As for spacetime, as individual beings, we experience change as a sequence of events and so think of time as the point of the present moving from past to future, which physics codifies by reducing time to measures of duration between events. Yet the underlaying reality is that change is forming and dissolving these events, such that it is they which go future to past. Now duration does not exist outside the present, but is simply the state of the present, as these markers form and dissolve. To wit, the earth does not travel some dimension from yesterday to tomorrow. Rather tomorrow becomes yesterday because the earth turns. One way to think of this is in a factory, where the product goes from start to finish, while the production line points the other direction, consuming raw material and expelling finished product. This also is how life functions, as the individual goes from birth to death, while the species is constantly moving onto new generations and shedding the old.
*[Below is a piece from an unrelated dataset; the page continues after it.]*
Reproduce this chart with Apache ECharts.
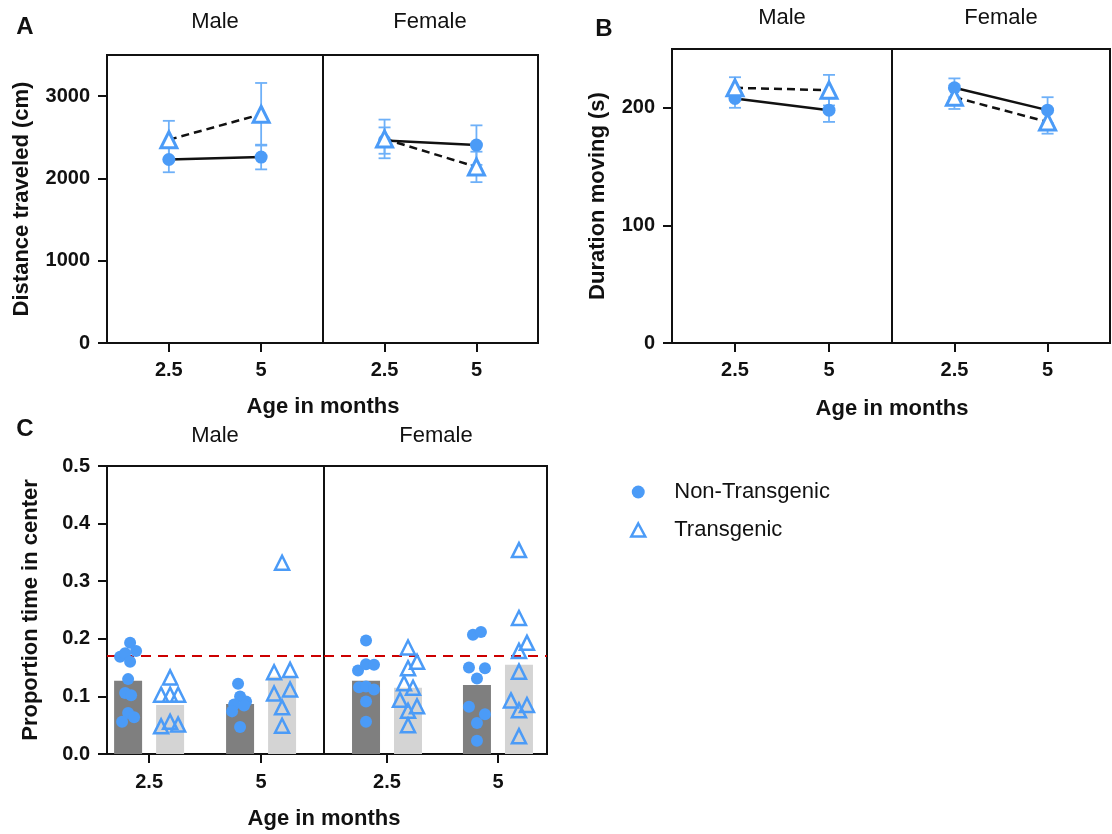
<!DOCTYPE html>
<html>
<head>
<meta charset="utf-8">
<style>
  html, body { margin: 0; padding: 0; background: #ffffff; }
  #chart { width: 1112px; height: 834px; }
</style>
<script src="https://cdn.jsdelivr.net/npm/echarts@6/dist/echarts.min.js"></script>
</head>
<body>
<div id="chart"></div>
<script>
// ---------------- DATA ----------------
const ages = ['2.5', '5'];
const sexes = ['Male', 'Female'];
const groups = ['Non-Transgenic', 'Transgenic'];

// Panel A: distance traveled (cm), mean and SEM
const distNonTgMale = [2230, 2260];
const distNonTgMaleSem = [155, 150];
const distTgMale = [2470, 2780];
const distTgMaleSem = [230, 380];
const distNonTgFemale = [2460, 2405];
const distNonTgFemaleSem = [160, 240];
const distTgFemale = [2480, 2140];
const distTgFemaleSem = [235, 185];

// Panel B: duration moving (s), mean and SEM
const durNonTgMale = [208, 198];
const durNonTgMaleSem = [8, 10];
const durTgMale = [217, 215];
const durTgMaleSem = [9, 13];
const durNonTgFemale = [217, 198];
const durNonTgFemaleSem = [8, 11];
const durTgFemale = [209, 188];
const durTgFemaleSem = [10, 10];

// Panel C: proportion time in center (bar = group mean, points = individuals)
const centerMeanNonTgMale = [0.127, 0.087];
const centerMeanTgMale = [0.085, 0.134];
const centerMeanNonTgFemale = [0.127, 0.120];
const centerMeanTgFemale = [0.115, 0.155];
const centerThreshold = 0.175;

const ptsNonTgMale25 = [0.193, 0.179, 0.169, 0.175, 0.160, 0.130, 0.106, 0.102, 0.071, 0.064, 0.056];
const ptsNonTgMale5  = [0.122, 0.100, 0.091, 0.086, 0.084, 0.074, 0.047];
const ptsTgMale25    = [0.133, 0.103, 0.103, 0.103, 0.048, 0.056, 0.051];
const ptsTgMale5     = [0.332, 0.142, 0.146, 0.105, 0.112, 0.081, 0.049];
const ptsNonTgFemale25 = [0.197, 0.145, 0.156, 0.155, 0.116, 0.117, 0.112, 0.091, 0.056];
const ptsNonTgFemale5  = [0.207, 0.212, 0.150, 0.149, 0.131, 0.082, 0.069, 0.054, 0.023];
const ptsTgFemale25    = [0.185, 0.160, 0.149, 0.123, 0.115, 0.094, 0.083, 0.075, 0.050];
const ptsTgFemale5     = [0.354, 0.236, 0.193, 0.179, 0.143, 0.093, 0.085, 0.076, 0.031];

// horizontal jitter of the individual points (pixels, visual only)
const jitNonTgMale25 = [2, 8, -8, -3, 2, 0, -3, 3, 0, 6, -6];
const jitNonTgMale5  = [-2, 0, 6, -6, 4, -8, 0];
const jitTgMale25    = [0, -9, 0, 8, -9, 0, 8];
const jitTgMale5     = [0, -8, 8, -8, 8, 0, 0];
const jitNonTgFemale25 = [0, -8, 0, 8, -7, 0, 8, 0, 0];
const jitNonTgFemale5  = [-4, 4, -8, 8, 0, -8, 8, 0, 0];
const jitTgFemale25    = [0, 9, 0, -4, 5, -8, 9, 0, 0];
const jitTgFemale5     = [0, 0, 8, 0, 0, -8, 8, 0, 0];

// ---------------- STYLE ----------------
const FONT = "'Liberation Sans', Arial, Helvetica, sans-serif";
const BLUE = '#4b9bf7';
const ERR = '#6eb0f8';
const DARK = '#7f7f7f';
const LIGHT = '#d4d4d4';
const BAR_OFF = 21;

const chart = echarts.init(document.getElementById('chart'), null, {renderer: 'canvas'});

const grids = [
  {left: 107, top: 55, width: 216, height: 288},  // A male
  {left: 323, top: 55, width: 215, height: 288},  // A female
  {left: 672, top: 49, width: 220, height: 294},  // B male
  {left: 892, top: 49, width: 218, height: 294},  // B female
  {left: 107, top: 466, width: 217, height: 288}, // C male
  {left: 324, top: 466, width: 223, height: 288}  // C female
].map(g => Object.assign({show: true, borderColor: '#111', borderWidth: 2, backgroundColor: 'transparent'}, g));

const xRanges = [[-0.67, 1.67], [-0.67, 1.67], [-0.67, 1.67], [-0.67, 1.67], [-0.376, 1.562], [-0.568, 1.442]];
const labelMargins = [17, 17, 17, 17, 18, 18];

const xAxes = xRanges.map((r, i) => ({
  type: 'value', gridIndex: i, min: r[0], max: r[1],
  splitLine: {show: false},
  axisLine: {show: true, onZero: false, lineStyle: {color: '#111', width: 2}},
  axisTick: {show: true, customValues: [0, 1], length: 9, lineStyle: {color: '#111', width: 2}},
  axisLabel: {show: true, customValues: [0, 1], margin: labelMargins[i],
    formatter: v => ages[Math.round(v)] || '',
    fontFamily: FONT, fontWeight: 'bold', fontSize: 20, color: '#111'}
}));

function yAxisFor(gi, max, interval, ticks, name, nameGap, fmt, showIt) {
  return {
    type: 'value', gridIndex: gi, min: 0, max: max, interval: interval,
    show: showIt,
    splitLine: {show: false},
    axisLine: {show: true, onZero: false, lineStyle: {color: '#111', width: 2}},
    axisTick: {show: true, customValues: ticks, length: 9, lineStyle: {color: '#111', width: 2}},
    axisLabel: {show: true, customValues: ticks, margin: 17,
      formatter: fmt, fontFamily: FONT, fontWeight: 'bold', fontSize: 20, color: '#111'},
    name: name, nameLocation: 'middle', nameRotate: 90, nameGap: nameGap,
    nameTextStyle: {fontFamily: FONT, fontWeight: 'bold', fontSize: 22, color: '#111'}
  };
}
const fmtInt = v => String(v);
const fmtDec = v => v.toFixed(1);
const yAxes = [
  yAxisFor(0, 3500, 500, [0, 1000, 2000, 3000], 'Distance traveled (cm)', 74, fmtInt, true),
  yAxisFor(1, 3500, 500, [0, 1000, 2000, 3000], '', 0, fmtInt, false),
  yAxisFor(2, 250, 50, [0, 100, 200], 'Duration moving (s)', 63, fmtInt, true),
  yAxisFor(3, 250, 50, [0, 100, 200], '', 0, fmtInt, false),
  yAxisFor(4, 0.5, 0.1, [0, 0.1, 0.2, 0.3, 0.4, 0.5], 'Proportion time in center', 65, fmtDec, true),
  yAxisFor(5, 0.5, 0.1, [0, 0.1, 0.2, 0.3, 0.4, 0.5], '', 0, fmtDec, false)
];

function errRender(params, api) {
  const x = api.value(0), lo = api.value(1), hi = api.value(2);
  const pLo = api.coord([x, lo]);
  const pHi = api.coord([x, hi]);
  const cap = 6;
  const style = {stroke: ERR, lineWidth: 1.8, fill: null};
  return {
    type: 'group',
    children: [
      {type: 'line', shape: {x1: pLo[0], y1: pLo[1], x2: pHi[0], y2: pHi[1]}, style: style},
      {type: 'line', shape: {x1: pLo[0] - cap, y1: pLo[1], x2: pLo[0] + cap, y2: pLo[1]}, style: style},
      {type: 'line', shape: {x1: pHi[0] - cap, y1: pHi[1], x2: pHi[0] + cap, y2: pHi[1]}, style: style}
    ]
  };
}

const series = [];

function linePanel(gi, nonTg, nonTgSem, tg, tgSem) {
  const errData = (m, s) => m.map((v, i) => [i, v - s[i], v + s[i]]);
  series.push({
    type: 'custom', name: groups[0], xAxisIndex: gi, yAxisIndex: gi, z: 1,
    renderItem: errRender, encode: {x: 0, y: [1, 2]}, data: errData(nonTg, nonTgSem)
  });
  series.push({
    type: 'custom', name: groups[1], xAxisIndex: gi, yAxisIndex: gi, z: 1,
    renderItem: errRender, encode: {x: 0, y: [1, 2]}, data: errData(tg, tgSem)
  });
  series.push({
    type: 'line', name: groups[0], xAxisIndex: gi, yAxisIndex: gi, z: 3,
    data: nonTg.map((v, i) => [i, v]),
    lineStyle: {color: '#111', width: 2.5},
    symbol: 'circle', symbolSize: 13, showAllSymbol: true,
    itemStyle: {color: BLUE}
  });
  series.push({
    type: 'line', name: groups[1], xAxisIndex: gi, yAxisIndex: gi, z: 4,
    data: tg.map((v, i) => [i, v]),
    lineStyle: {color: '#111', width: 2.5, type: [8, 5]},
    symbol: 'triangle', symbolSize: 16, showAllSymbol: true,
    itemStyle: {color: '#ffffff', borderColor: BLUE, borderWidth: 3}
  });
}

linePanel(0, distNonTgMale, distNonTgMaleSem, distTgMale, distTgMaleSem);
linePanel(1, distNonTgFemale, distNonTgFemaleSem, distTgFemale, distTgFemaleSem);
linePanel(2, durNonTgMale, durNonTgMaleSem, durTgMale, durTgMaleSem);
linePanel(3, durNonTgFemale, durNonTgFemaleSem, durTgFemale, durTgFemaleSem);

function pointData(ptsByAge, jitByAge, off) {
  const out = [];
  ptsByAge.forEach((pts, i) => {
    pts.forEach((v, k) => {
      out.push({value: [i, v], symbolOffset: [off + jitByAge[i][k], 0]});
    });
  });
  return out;
}

function centerPanel(gi, meanNon, meanTg, ptsNon, jitNon, ptsTg, jitTg) {
  series.push({
    type: 'bar', name: groups[0] + ' mean', xAxisIndex: gi, yAxisIndex: gi, z: 1,
    data: meanNon.map((v, i) => [i, v]), barWidth: 28, barGap: '50%',
    itemStyle: {color: DARK},
    markLine: {
      silent: true, symbol: ['none', 'none'], label: {show: false},
      lineStyle: {color: '#cc0000', type: [10, 7], width: 2},
      data: [{yAxis: centerThreshold}]
    }
  });
  series.push({
    type: 'bar', name: groups[1] + ' mean', xAxisIndex: gi, yAxisIndex: gi, z: 1,
    data: meanTg.map((v, i) => [i, v]), barWidth: 28, barGap: '50%',
    itemStyle: {color: LIGHT}
  });
  series.push({
    type: 'scatter', name: groups[0], xAxisIndex: gi, yAxisIndex: gi, z: 5,
    symbol: 'circle', symbolSize: 12,
    itemStyle: {color: BLUE, opacity: 1},
    data: pointData(ptsNon, jitNon, -BAR_OFF)
  });
  series.push({
    type: 'scatter', name: groups[1], xAxisIndex: gi, yAxisIndex: gi, z: 5,
    symbol: 'triangle', symbolSize: 14,
    itemStyle: {color: 'rgba(255,255,255,0)', borderColor: BLUE, borderWidth: 2.5, opacity: 1},
    data: pointData(ptsTg, jitTg, BAR_OFF)
  });
}

centerPanel(4, centerMeanNonTgMale, centerMeanTgMale,
  [ptsNonTgMale25, ptsNonTgMale5], [jitNonTgMale25, jitNonTgMale5],
  [ptsTgMale25, ptsTgMale5], [jitTgMale25, jitTgMale5]);
centerPanel(5, centerMeanNonTgFemale, centerMeanTgFemale,
  [ptsNonTgFemale25, ptsNonTgFemale5], [jitNonTgFemale25, jitNonTgFemale5],
  [ptsTgFemale25, ptsTgFemale5], [jitTgFemale25, jitTgFemale5]);

function txt(x, y, text, size, bold) {
  return {
    type: 'text', x: x, y: y, silent: true,
    style: {text: text, fill: '#111', font: (bold ? 'bold ' : '') + size + 'px ' + FONT,
      textAlign: 'center', textVerticalAlign: 'middle'}
  };
}

const graphic = [
  txt(25, 27, 'A', 24, true),
  txt(604, 29, 'B', 24, true),
  txt(25, 429, 'C', 24, true),
  txt(215, 22, sexes[0], 22, false),
  txt(430, 22, sexes[1], 22, false),
  txt(782, 18, sexes[0], 22, false),
  txt(1001, 18, sexes[1], 22, false),
  txt(215, 436, sexes[0], 22, false),
  txt(436, 436, sexes[1], 22, false),
  txt(323, 407, 'Age in months', 22, true),
  txt(892, 409, 'Age in months', 22, true),
  txt(324, 819, 'Age in months', 22, true)
];

chart.setOption({
  animation: false,
  backgroundColor: '#ffffff',
  grid: grids,
  xAxis: xAxes,
  yAxis: yAxes,
  legend: {
    orient: 'vertical', left: 625, top: 476, itemWidth: 14, itemHeight: 13, itemGap: 16,
    selectedMode: false,
    textStyle: {fontFamily: FONT, fontSize: 22, color: '#111', padding: [0, 0, 0, 24]},
    data: [
      {name: groups[0], icon: 'circle', itemStyle: {color: BLUE, borderWidth: 0}},
      {name: groups[1], icon: 'triangle', itemStyle: {color: 'rgba(255,255,255,0)', borderColor: BLUE, borderWidth: 2.5}}
    ]
  },
  graphic: graphic,
  series: series
});
</script>
</body>
</html>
The arrow of time for structure and units is toward the past, while the arrow of time for the process is toward the future. As well as our thought processes are constantly absorbing new information and creating fresh thoughts, while the old ones fade into the past and the jumble of our non-linear memories. Physics recognizes that clocks beat at different rates in different physical conditions, but than assigns the "fabric of spacetime" to explain why. If we were to think of time as simply a measure of action, it would be no mystery why clocks beat at different rates, because they are different actions and every action is its own clock. Yes, measures of duration and distance are related. Think how similar measuring the space between two waves is to measuring the rate they pass a mark. Yet so to are measures of pressure, temperature and volume intimately bound, but we don't confuse them and insist pressure or temperature are extensions of volume, because they are not the basis of our rational thought process.